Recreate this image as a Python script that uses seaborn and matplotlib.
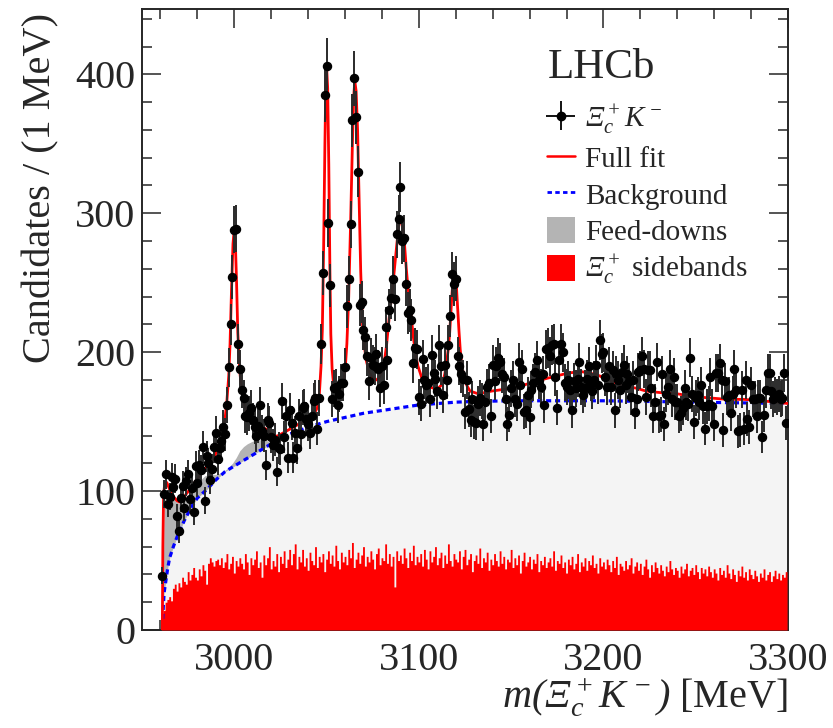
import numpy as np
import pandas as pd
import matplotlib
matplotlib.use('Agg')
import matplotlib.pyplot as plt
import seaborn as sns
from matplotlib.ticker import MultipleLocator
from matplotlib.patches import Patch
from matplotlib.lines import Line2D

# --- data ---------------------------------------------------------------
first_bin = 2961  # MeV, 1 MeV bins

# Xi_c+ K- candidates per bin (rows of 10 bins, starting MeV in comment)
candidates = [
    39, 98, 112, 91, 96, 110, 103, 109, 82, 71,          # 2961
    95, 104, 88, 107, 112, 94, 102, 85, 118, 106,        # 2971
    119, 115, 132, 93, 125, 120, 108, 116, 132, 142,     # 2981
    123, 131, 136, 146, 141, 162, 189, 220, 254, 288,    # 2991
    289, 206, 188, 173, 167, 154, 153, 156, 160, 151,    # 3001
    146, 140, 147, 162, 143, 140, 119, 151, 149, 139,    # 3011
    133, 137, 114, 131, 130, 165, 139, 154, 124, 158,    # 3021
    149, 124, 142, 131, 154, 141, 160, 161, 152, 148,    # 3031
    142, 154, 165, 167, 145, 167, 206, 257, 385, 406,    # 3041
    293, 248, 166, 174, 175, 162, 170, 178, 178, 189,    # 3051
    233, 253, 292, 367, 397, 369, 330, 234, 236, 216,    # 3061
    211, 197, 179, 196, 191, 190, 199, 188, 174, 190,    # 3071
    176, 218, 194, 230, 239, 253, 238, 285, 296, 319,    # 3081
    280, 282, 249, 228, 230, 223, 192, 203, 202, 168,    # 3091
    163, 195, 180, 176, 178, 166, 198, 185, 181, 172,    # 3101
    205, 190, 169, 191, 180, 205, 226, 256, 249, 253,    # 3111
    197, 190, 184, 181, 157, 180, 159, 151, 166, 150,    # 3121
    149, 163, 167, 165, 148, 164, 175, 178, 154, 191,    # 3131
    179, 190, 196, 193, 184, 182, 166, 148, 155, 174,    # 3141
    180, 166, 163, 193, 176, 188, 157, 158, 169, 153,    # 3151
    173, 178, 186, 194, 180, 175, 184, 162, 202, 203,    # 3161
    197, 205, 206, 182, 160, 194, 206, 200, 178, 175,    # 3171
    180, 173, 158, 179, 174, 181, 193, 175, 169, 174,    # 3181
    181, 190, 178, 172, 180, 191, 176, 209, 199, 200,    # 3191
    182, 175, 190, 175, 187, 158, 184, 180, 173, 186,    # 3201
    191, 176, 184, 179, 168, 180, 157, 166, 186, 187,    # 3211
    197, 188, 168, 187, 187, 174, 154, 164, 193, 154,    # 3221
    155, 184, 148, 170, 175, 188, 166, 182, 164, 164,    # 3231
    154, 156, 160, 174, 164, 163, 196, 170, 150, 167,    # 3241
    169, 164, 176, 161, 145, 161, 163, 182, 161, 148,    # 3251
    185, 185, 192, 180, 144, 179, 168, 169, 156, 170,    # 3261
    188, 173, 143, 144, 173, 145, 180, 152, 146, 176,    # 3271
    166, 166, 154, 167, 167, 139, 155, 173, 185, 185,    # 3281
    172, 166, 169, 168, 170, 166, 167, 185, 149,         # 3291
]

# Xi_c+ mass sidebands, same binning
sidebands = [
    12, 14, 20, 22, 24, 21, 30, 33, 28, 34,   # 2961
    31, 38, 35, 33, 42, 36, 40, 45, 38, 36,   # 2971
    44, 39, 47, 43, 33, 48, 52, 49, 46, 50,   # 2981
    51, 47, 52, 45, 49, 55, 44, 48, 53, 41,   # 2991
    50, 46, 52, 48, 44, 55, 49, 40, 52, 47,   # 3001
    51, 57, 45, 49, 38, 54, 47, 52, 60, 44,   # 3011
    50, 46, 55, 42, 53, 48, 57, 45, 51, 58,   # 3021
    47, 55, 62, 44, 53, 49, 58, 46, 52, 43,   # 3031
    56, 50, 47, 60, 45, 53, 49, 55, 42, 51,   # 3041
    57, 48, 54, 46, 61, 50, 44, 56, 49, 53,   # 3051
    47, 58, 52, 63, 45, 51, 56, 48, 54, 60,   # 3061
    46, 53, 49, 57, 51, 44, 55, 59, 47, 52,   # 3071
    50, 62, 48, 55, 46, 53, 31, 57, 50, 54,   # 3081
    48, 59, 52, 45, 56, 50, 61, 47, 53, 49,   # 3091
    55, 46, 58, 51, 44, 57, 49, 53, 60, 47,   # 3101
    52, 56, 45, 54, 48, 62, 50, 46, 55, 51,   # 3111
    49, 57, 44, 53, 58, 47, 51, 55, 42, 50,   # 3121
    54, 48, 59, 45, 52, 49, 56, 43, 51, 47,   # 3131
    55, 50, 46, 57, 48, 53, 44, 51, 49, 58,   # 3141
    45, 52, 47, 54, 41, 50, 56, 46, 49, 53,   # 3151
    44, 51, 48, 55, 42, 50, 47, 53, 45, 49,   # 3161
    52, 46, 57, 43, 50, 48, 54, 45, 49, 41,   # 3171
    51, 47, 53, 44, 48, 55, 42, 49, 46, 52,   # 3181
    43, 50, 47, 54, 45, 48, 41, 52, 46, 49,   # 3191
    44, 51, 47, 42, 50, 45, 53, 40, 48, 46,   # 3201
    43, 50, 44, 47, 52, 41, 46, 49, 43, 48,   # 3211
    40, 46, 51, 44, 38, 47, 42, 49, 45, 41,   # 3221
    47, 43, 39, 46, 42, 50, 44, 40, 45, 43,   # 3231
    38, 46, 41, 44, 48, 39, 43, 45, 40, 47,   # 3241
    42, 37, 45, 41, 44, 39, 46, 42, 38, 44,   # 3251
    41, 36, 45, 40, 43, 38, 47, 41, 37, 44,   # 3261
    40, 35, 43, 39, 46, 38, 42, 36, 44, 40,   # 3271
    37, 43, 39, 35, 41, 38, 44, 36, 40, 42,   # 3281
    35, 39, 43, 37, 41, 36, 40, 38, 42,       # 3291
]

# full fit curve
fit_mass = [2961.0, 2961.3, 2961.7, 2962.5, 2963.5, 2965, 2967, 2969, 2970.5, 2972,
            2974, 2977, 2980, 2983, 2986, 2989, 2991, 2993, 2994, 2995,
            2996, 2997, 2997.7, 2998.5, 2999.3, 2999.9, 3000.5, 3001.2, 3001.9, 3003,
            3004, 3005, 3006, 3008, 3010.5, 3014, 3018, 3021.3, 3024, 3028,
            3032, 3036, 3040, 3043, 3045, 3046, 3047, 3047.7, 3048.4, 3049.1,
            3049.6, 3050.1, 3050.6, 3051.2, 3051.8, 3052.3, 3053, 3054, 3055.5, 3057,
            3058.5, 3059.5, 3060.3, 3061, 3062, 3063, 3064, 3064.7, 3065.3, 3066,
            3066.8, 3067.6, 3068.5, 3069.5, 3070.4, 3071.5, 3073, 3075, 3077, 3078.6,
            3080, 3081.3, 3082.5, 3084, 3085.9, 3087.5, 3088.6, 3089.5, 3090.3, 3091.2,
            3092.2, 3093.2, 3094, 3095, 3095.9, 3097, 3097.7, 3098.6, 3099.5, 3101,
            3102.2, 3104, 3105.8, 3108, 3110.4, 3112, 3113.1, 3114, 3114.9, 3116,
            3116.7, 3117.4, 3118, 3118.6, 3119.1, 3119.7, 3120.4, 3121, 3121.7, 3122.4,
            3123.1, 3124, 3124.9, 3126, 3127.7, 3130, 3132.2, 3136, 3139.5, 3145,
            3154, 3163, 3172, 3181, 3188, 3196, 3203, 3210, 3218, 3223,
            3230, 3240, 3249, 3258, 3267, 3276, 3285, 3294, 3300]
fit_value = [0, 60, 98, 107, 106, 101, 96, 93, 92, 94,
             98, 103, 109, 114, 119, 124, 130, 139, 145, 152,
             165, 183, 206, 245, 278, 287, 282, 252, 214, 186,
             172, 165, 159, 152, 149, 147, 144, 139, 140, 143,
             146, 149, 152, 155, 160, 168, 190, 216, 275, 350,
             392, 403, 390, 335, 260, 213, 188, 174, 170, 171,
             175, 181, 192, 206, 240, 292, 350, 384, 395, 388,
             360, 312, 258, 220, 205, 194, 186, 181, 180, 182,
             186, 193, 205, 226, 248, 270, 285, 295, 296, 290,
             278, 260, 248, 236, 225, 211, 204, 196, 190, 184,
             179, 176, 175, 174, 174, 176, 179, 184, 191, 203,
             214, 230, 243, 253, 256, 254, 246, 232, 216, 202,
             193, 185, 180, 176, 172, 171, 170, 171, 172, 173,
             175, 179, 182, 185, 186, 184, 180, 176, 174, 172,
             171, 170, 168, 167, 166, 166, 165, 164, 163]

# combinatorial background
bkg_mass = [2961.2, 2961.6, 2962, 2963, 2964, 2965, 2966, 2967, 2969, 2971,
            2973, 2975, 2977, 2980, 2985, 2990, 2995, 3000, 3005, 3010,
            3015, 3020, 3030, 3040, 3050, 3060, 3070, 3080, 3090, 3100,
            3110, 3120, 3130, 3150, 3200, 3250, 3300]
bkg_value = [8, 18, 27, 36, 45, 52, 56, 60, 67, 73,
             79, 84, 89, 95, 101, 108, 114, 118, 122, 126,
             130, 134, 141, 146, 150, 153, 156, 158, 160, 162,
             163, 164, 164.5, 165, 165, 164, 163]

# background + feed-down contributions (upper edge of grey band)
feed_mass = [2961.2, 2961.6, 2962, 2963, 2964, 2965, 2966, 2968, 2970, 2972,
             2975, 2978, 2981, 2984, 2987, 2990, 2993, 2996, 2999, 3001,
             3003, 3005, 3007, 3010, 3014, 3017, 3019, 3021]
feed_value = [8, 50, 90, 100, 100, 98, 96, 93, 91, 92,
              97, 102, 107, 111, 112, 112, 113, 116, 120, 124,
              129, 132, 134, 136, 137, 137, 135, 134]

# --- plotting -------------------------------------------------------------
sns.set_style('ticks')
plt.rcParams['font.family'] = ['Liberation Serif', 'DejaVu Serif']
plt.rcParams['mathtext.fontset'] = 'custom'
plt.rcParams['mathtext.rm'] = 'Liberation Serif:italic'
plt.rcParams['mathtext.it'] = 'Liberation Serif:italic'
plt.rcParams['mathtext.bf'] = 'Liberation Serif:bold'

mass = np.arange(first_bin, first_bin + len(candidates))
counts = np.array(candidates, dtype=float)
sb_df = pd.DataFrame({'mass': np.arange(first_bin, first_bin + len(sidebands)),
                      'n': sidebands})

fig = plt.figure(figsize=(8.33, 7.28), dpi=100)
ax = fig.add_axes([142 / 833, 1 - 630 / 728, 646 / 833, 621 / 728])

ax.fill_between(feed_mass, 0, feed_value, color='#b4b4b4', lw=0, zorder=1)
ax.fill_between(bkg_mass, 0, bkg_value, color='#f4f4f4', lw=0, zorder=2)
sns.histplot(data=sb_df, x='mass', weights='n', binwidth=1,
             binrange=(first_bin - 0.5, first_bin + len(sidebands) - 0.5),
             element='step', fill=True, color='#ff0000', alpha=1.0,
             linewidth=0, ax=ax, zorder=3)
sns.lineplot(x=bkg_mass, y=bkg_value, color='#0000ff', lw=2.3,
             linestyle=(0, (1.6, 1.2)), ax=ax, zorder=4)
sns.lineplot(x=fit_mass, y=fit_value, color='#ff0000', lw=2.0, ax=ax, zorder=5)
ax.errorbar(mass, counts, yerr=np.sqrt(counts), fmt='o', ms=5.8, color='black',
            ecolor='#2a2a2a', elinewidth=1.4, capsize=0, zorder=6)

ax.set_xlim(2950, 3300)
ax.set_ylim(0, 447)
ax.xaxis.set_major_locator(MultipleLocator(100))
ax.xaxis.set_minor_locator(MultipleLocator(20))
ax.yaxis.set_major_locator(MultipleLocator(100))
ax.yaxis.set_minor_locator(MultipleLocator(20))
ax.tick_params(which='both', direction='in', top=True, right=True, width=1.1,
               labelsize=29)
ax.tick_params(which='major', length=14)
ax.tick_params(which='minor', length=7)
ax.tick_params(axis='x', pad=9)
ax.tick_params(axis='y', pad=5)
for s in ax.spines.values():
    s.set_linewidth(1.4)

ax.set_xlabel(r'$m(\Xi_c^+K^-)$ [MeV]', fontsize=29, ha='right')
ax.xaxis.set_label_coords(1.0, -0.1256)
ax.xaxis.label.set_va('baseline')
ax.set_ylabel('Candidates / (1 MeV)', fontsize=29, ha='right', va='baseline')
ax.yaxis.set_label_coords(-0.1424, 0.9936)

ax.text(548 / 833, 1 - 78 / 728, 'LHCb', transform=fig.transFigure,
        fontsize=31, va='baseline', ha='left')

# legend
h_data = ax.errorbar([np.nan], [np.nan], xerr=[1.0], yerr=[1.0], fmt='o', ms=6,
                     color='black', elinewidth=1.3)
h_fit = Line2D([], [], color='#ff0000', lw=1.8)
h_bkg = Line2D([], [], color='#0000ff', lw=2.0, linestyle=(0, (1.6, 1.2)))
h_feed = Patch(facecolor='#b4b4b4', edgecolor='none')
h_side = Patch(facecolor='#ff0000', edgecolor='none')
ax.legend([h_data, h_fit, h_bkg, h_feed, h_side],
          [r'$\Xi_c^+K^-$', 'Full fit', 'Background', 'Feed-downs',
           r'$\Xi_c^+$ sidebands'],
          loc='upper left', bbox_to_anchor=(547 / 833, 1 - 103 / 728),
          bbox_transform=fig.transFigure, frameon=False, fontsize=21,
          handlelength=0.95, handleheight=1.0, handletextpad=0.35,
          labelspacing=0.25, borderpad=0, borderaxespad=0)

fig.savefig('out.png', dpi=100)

==================================================

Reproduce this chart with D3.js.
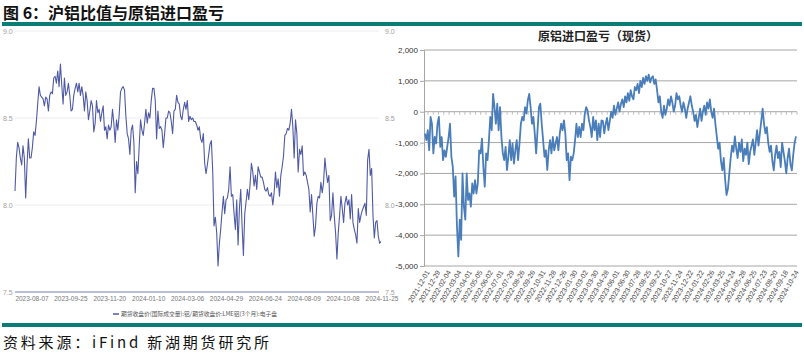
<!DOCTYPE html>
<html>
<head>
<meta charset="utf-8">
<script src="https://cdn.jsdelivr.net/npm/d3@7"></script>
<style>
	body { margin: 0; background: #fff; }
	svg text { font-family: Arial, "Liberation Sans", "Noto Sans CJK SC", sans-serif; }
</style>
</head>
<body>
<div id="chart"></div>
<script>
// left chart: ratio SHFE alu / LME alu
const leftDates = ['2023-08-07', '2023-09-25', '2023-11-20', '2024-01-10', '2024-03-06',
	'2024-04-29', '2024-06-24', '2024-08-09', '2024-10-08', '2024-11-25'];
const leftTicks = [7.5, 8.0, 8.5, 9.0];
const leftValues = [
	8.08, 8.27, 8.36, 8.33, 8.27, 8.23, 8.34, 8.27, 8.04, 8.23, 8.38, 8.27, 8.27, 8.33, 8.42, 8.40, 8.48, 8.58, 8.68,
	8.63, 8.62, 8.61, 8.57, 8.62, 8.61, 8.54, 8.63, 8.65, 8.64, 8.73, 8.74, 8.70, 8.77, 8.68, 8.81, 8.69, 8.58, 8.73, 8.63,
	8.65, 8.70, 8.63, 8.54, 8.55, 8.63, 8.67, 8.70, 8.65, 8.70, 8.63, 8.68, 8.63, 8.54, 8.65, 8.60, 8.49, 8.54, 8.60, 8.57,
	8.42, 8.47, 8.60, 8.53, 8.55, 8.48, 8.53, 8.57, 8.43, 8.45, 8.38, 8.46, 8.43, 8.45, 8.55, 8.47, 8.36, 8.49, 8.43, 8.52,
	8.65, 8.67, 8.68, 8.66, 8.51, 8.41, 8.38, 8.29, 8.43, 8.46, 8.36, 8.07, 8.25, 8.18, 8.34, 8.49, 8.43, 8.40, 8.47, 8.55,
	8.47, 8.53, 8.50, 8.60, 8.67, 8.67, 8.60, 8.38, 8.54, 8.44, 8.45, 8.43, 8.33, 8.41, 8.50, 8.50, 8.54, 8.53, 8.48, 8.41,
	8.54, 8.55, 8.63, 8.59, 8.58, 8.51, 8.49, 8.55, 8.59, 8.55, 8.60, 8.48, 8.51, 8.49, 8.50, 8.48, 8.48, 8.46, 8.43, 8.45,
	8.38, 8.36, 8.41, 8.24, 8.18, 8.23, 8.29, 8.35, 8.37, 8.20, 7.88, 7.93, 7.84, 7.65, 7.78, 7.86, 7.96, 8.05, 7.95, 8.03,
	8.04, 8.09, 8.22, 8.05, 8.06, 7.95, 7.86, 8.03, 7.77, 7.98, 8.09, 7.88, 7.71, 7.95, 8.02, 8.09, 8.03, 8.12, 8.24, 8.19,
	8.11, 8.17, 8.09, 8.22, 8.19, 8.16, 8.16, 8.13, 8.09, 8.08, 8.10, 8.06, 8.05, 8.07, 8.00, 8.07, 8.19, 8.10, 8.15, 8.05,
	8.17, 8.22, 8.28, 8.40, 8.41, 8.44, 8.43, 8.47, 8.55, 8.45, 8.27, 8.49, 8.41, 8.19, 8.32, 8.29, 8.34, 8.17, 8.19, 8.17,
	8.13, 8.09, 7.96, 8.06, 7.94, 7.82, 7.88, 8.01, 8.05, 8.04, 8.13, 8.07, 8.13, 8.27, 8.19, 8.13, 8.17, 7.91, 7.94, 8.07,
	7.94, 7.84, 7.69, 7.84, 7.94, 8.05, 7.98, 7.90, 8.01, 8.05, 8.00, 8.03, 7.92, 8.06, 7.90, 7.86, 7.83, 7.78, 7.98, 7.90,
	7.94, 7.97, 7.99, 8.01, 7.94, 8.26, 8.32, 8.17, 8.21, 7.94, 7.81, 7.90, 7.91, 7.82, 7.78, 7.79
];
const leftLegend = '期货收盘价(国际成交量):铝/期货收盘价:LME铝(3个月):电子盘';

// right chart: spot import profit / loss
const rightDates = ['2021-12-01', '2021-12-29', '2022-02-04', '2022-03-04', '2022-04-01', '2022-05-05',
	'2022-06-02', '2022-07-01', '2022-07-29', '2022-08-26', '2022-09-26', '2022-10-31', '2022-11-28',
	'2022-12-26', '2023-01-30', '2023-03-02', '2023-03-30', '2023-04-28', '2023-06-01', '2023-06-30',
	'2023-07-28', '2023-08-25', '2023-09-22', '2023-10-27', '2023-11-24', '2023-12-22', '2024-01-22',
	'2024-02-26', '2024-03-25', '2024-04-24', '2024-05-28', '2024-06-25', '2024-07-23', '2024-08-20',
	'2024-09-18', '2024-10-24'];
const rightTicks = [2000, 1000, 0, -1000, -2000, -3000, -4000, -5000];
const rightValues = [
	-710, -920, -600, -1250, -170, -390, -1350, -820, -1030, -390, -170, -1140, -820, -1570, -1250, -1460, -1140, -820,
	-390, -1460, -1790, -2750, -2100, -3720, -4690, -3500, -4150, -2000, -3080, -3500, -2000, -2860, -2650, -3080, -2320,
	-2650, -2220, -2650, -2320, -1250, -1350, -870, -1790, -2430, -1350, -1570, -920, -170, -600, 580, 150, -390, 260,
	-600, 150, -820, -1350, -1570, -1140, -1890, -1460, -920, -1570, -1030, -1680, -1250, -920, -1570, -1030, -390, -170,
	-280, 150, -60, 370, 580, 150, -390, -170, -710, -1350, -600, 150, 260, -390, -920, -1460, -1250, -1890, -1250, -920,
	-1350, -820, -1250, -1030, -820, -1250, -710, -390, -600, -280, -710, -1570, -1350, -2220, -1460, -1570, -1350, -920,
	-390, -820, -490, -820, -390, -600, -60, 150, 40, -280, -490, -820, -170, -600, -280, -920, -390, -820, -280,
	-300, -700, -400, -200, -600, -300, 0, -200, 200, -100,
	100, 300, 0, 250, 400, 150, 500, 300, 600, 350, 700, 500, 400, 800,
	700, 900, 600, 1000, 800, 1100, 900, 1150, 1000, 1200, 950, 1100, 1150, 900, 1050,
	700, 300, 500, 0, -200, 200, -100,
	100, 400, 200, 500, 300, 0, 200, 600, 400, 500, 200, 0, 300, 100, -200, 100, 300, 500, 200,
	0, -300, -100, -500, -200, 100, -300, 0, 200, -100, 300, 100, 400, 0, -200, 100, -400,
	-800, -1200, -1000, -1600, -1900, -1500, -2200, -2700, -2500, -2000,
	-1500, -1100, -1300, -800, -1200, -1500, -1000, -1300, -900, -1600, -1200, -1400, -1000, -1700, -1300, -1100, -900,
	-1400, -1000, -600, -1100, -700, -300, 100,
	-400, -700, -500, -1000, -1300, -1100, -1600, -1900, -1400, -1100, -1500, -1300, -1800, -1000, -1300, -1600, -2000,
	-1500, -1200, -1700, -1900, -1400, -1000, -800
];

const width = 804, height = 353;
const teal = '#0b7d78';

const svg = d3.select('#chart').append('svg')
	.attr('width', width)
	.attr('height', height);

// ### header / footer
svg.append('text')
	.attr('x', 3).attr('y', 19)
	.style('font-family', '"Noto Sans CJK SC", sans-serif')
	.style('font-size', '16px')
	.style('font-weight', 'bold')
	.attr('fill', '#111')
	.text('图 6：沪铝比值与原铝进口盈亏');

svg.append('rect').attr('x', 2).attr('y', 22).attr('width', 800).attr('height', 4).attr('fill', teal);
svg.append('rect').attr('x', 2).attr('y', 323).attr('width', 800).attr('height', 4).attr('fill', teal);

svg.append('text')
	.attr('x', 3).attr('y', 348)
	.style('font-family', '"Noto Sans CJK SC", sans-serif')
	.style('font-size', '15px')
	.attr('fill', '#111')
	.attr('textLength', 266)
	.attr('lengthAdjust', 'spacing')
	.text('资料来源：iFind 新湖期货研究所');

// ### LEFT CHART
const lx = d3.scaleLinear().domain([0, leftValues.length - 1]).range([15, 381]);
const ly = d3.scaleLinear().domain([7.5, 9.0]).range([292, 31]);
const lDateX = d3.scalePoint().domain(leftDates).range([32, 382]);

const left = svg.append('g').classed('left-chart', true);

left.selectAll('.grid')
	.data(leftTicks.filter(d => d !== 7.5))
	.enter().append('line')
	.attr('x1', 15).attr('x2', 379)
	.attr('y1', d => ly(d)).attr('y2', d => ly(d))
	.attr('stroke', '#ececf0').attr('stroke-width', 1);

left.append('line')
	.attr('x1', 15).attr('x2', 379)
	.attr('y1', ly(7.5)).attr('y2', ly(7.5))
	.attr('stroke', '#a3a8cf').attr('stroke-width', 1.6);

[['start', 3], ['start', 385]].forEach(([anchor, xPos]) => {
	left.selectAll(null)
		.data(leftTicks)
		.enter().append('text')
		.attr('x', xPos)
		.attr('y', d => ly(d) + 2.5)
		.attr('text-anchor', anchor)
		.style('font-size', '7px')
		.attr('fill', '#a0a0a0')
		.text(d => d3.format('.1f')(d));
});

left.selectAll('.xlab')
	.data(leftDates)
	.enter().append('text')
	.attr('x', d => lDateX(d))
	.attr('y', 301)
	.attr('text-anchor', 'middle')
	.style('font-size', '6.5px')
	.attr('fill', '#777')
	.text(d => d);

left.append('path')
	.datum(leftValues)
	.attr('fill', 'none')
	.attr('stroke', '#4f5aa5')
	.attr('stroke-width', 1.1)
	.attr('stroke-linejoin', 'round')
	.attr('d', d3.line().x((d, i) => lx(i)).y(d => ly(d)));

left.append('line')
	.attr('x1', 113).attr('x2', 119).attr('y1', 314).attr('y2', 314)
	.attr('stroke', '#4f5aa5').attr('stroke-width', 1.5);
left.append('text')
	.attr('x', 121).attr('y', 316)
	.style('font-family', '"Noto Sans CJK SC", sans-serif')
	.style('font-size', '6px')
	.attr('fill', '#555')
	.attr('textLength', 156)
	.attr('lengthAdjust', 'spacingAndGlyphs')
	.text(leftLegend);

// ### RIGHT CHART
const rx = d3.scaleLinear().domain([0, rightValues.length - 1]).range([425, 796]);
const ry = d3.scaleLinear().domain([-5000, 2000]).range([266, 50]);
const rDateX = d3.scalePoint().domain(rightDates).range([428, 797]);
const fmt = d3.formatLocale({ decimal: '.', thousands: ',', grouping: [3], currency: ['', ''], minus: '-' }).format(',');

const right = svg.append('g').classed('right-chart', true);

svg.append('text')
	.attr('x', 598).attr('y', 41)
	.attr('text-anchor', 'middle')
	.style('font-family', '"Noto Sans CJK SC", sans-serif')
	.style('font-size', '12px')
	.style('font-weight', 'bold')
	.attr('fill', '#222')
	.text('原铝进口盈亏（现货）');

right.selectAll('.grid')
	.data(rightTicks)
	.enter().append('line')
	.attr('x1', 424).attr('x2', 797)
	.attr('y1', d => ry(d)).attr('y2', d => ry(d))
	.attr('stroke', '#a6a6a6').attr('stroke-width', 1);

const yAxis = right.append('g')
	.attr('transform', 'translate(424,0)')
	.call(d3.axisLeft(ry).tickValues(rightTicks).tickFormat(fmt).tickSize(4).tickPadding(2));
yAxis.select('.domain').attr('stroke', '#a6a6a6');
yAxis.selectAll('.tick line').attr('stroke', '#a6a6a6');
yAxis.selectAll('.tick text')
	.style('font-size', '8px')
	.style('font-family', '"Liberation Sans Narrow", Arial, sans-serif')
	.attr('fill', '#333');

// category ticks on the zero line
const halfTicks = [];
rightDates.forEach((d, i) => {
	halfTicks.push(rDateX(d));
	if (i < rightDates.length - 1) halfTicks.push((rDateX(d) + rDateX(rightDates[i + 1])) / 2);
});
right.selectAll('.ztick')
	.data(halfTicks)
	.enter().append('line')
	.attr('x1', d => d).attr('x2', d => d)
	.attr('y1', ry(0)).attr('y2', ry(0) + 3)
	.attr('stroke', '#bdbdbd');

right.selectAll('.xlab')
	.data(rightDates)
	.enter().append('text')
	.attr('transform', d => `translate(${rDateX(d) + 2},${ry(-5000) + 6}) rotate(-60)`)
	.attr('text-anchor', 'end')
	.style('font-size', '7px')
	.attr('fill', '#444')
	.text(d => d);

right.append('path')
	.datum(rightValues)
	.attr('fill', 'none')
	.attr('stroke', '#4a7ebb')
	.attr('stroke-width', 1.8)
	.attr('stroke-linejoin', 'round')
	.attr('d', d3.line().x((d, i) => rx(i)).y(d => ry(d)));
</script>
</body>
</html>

==================================================

-- PROMPT --
Keep to the lines between the line with "Recreate this image" and the line with "first_bin = 2961", inclusive, and transcribe them without pictures.

-- RESULT OF THIS TASK --
Recreate this image as a Python script that uses seaborn and matplotlib.
import numpy as np
import pandas as pd
import matplotlib
matplotlib.use('Agg')
import matplotlib.pyplot as plt
import seaborn as sns
from matplotlib.ticker import MultipleLocator
from matplotlib.patches import Patch
from matplotlib.lines import Line2D

# --- data ---------------------------------------------------------------
first_bin = 2961  # MeV, 1 MeV bins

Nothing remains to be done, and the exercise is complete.